As discussed in our previous posting, many Americans are still obtaining, or trying to obtain, quick divorces in foreign jurisdictions, with Mexico being a “preferred” jurisdiction. The validity of such divorces was discussed in that posting. The following arguments explain why such divorces are generally unenforceable in California:·
- The public policy of California may not permit the recognition of a foreign divorce decree when the foreign jurisdiction has no legitimate interest in the marital status of the parties, when the sole purpose of seeking the divorce in a foreign court is to evade the laws of this state. (Scott v. Scott, 51 Cal. 2d 249).
- A Mexican divorce decree issued by a court which had neither jurisdiction of the parties nor of the subject matter is entitled to no recognition by the California courts. (Estate of Hensgen, 80 Cal. App. 2d 78).
- A decree of divorce in California is invalid if the court in Mexico which granted the divorce did not have jurisdiction of either of the parties or of the subject matter of the action. (Harlan v. Harlan, 70 Cal. App. 2d 657).

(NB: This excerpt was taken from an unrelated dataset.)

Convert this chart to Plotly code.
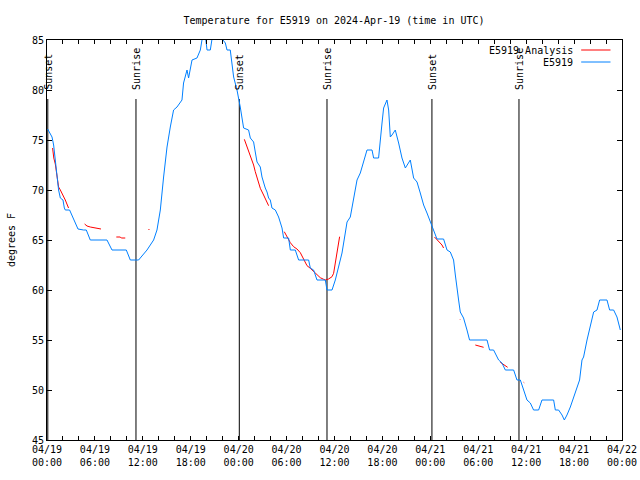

- A foreign divorce decree that is procured on a fraudulent domicile or residence is invalid. (Sohnlein v. Winchell, 230 Cal. App. 2d 508; Schotte v. Schotte, 203 Cal. App. 2d 28).
- A foreign divorce obtained through assumed residence is not in good faith. (Kegley v. Kegley, 16 Cal. App. 2d 216)·
- Where the foreign jurisdiction has no legitimate interest in the status of the parties, or where the sole purpose of seeking the divorce in the foreign jurisdiction is to evade the policy of this state, the judgment should not be recognized, despite the provisions of Cal. Civ. Proc. Code § 1915. (Sohnlein v. Winchell, 230 Cal. App. 2d 508).
- The California courts have long denied validity to Mexican divorces obtained by California residents ex parte without reasonable notice. (Brown v. Brown, 274 Cal. App. 2d 178).
- The existence of jurisdiction is always a proper subject of inquiry in connection with any judgment of a foreign court offered in the courts of our own state; and under said circumstances, where the Mexican courts never acquired any jurisdiction of the marriage status or of the parties, the purported decree of divorce rendered therein was a nullity. (People v. Harlow, 9 Cal. App. 2d 643).
This analysis reasonably leads to the conclusion that Mexico “mail order” or “quick” divorces are generally unenforceable. To determine whether a specific Mexico divorce is enforceable or not in California, interested parties shall consult with competent legal counsel.